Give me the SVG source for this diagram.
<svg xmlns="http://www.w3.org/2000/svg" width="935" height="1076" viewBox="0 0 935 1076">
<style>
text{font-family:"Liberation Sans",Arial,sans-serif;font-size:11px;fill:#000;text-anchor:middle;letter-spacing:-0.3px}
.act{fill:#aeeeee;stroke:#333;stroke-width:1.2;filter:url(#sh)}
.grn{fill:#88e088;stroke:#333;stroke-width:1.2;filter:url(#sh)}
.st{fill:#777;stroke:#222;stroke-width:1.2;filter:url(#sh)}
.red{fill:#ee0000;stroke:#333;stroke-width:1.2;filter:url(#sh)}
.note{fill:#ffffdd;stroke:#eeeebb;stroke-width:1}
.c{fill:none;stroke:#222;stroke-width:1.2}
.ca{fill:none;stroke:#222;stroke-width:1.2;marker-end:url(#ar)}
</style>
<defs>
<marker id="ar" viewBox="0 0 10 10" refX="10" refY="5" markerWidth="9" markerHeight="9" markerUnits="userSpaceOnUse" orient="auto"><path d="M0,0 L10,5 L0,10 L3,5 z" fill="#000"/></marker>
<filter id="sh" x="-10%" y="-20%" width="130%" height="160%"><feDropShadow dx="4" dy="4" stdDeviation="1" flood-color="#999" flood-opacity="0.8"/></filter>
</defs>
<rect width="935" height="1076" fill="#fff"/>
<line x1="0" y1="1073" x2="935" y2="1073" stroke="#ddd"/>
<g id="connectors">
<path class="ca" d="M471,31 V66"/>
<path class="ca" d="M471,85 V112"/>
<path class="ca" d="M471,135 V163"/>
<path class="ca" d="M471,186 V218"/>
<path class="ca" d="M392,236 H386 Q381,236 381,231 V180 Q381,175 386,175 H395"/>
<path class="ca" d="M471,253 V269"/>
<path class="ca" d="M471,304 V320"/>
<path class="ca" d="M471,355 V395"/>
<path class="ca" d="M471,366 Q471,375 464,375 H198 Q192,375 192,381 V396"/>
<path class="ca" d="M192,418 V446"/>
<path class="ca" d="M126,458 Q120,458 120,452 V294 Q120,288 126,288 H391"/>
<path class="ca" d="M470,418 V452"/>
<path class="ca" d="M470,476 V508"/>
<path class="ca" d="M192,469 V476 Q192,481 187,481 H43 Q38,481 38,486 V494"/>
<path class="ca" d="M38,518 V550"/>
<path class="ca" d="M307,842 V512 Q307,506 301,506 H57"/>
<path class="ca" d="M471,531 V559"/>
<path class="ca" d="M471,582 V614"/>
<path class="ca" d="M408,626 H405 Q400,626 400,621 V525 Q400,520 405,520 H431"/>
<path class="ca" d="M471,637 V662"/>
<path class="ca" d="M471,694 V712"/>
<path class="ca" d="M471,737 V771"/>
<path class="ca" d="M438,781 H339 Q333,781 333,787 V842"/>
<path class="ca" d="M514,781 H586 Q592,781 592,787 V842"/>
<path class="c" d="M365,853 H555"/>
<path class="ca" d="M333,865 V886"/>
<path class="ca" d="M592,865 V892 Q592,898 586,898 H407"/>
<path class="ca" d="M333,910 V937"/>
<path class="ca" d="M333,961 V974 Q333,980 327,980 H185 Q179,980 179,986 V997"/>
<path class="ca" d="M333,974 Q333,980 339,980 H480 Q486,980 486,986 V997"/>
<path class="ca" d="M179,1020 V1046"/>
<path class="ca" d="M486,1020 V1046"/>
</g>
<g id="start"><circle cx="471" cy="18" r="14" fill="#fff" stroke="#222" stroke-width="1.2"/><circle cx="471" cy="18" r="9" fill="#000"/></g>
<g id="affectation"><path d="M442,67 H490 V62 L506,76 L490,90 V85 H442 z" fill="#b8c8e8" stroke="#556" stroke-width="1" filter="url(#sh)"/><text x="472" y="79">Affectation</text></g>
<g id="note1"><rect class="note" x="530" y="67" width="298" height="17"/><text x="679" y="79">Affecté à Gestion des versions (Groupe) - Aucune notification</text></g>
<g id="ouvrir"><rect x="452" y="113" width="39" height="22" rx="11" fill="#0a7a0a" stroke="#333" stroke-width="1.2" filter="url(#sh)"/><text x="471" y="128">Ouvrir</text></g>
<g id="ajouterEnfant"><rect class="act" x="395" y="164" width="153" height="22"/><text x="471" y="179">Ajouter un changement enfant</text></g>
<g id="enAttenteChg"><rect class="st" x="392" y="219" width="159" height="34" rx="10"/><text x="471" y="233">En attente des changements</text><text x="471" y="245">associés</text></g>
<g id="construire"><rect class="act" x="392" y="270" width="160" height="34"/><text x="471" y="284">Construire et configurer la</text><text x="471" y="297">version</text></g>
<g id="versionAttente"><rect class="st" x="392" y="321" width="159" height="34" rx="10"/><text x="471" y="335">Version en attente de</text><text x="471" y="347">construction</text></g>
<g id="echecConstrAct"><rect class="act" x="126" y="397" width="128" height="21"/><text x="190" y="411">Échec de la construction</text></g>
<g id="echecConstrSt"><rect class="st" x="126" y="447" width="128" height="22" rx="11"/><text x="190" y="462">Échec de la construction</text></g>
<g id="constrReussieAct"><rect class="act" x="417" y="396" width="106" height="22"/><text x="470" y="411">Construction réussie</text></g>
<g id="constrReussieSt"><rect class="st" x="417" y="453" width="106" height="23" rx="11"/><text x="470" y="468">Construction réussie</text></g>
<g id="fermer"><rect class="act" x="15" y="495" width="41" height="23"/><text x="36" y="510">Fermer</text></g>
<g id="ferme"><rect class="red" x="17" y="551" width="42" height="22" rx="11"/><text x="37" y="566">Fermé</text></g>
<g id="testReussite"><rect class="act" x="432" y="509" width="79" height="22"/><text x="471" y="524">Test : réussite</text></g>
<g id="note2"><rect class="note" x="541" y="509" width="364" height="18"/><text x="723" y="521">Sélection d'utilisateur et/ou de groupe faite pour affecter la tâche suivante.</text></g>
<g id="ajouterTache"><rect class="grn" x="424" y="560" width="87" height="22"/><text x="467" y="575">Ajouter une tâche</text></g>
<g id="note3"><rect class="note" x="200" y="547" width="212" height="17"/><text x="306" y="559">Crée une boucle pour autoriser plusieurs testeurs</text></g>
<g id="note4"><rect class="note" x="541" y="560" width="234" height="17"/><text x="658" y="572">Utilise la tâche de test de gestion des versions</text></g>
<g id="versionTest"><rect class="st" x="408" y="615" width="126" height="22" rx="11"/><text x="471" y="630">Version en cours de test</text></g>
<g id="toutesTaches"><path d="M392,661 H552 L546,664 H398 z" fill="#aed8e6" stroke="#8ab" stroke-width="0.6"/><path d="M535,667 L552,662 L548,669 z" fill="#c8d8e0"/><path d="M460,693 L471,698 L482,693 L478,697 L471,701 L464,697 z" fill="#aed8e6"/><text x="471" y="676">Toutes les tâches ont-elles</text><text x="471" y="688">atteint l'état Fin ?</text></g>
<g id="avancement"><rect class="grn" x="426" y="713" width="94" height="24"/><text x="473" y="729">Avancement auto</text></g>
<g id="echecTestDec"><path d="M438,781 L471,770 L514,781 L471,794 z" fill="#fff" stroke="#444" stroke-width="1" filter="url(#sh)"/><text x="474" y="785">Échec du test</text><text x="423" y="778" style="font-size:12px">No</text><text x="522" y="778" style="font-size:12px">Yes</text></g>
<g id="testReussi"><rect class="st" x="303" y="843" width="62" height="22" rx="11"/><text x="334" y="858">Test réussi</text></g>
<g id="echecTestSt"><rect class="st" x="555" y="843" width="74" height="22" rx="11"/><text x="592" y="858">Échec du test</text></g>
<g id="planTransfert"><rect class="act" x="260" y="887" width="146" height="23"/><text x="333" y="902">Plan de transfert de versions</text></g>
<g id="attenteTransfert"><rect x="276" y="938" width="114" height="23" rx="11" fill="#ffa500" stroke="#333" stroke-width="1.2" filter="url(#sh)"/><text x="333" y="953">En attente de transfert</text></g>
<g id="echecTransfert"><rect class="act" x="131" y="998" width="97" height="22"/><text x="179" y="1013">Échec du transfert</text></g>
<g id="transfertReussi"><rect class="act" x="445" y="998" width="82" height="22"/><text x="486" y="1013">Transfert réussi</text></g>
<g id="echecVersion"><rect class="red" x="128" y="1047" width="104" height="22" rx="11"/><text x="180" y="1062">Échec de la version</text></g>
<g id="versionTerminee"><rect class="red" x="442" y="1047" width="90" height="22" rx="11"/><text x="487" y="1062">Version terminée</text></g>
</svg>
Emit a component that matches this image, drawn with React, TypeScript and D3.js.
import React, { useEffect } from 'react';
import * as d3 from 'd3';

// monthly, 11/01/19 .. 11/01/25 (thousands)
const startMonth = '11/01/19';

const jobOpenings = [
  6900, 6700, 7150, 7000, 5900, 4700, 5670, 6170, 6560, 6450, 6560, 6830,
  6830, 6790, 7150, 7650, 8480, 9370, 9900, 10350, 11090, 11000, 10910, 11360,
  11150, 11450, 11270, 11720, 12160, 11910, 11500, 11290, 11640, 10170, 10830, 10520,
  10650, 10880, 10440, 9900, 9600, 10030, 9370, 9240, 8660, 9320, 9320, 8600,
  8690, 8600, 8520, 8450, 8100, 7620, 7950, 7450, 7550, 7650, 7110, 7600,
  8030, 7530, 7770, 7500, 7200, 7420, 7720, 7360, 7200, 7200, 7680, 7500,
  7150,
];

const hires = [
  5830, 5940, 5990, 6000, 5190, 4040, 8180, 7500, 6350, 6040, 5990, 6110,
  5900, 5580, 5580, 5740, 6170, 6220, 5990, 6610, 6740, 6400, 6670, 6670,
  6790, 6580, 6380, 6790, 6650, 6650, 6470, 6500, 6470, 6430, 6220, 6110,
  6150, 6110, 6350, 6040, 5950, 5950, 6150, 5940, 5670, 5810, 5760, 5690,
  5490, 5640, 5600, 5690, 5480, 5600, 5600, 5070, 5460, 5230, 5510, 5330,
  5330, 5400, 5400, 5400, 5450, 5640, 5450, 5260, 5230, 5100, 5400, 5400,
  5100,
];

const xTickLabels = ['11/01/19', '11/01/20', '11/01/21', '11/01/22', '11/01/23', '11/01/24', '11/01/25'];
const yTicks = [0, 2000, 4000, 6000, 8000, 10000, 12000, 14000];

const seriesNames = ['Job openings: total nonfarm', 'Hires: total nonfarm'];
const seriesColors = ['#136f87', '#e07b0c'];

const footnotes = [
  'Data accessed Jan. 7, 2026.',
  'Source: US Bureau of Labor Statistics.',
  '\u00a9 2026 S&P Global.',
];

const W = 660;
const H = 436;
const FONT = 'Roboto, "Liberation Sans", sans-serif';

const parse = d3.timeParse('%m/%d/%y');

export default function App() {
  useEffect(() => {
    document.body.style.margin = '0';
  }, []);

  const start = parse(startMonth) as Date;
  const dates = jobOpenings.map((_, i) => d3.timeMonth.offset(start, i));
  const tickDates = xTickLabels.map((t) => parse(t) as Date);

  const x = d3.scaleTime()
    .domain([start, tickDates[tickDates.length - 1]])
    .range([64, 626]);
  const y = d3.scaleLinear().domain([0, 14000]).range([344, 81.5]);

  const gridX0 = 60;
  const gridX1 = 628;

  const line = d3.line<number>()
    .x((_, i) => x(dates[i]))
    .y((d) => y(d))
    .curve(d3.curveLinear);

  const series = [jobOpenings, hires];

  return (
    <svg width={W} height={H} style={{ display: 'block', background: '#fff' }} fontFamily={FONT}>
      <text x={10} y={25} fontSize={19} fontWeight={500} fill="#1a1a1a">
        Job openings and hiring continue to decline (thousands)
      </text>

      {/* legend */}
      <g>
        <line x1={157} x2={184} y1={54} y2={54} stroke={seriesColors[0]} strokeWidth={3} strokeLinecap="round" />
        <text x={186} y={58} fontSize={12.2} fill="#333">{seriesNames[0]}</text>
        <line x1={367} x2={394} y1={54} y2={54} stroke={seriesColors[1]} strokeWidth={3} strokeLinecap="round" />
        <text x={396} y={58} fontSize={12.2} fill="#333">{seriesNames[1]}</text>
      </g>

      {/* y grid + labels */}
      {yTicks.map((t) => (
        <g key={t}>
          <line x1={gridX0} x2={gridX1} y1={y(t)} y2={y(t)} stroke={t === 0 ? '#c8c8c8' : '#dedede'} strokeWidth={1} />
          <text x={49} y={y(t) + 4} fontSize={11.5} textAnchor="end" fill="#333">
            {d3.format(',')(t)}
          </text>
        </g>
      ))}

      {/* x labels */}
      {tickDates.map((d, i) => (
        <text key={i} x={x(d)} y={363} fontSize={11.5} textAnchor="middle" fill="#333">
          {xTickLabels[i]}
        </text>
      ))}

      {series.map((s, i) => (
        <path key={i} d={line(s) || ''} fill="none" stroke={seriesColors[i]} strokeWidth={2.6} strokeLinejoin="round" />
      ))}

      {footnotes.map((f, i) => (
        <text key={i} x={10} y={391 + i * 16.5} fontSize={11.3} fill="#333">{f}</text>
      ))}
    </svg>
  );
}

= = = =

SET EXERCISE: Repeat, word for word, only the lines from the line holding "Emit a component" through the line holding "const startMonth = '11/01/19';", with both of those lines included.

TASK ANSWER:
Emit a component that matches this image, drawn with React, TypeScript and D3.js.
import React, { useEffect } from 'react';
import * as d3 from 'd3';

// monthly, 11/01/19 .. 11/01/25 (thousands)
const startMonth = '11/01/19';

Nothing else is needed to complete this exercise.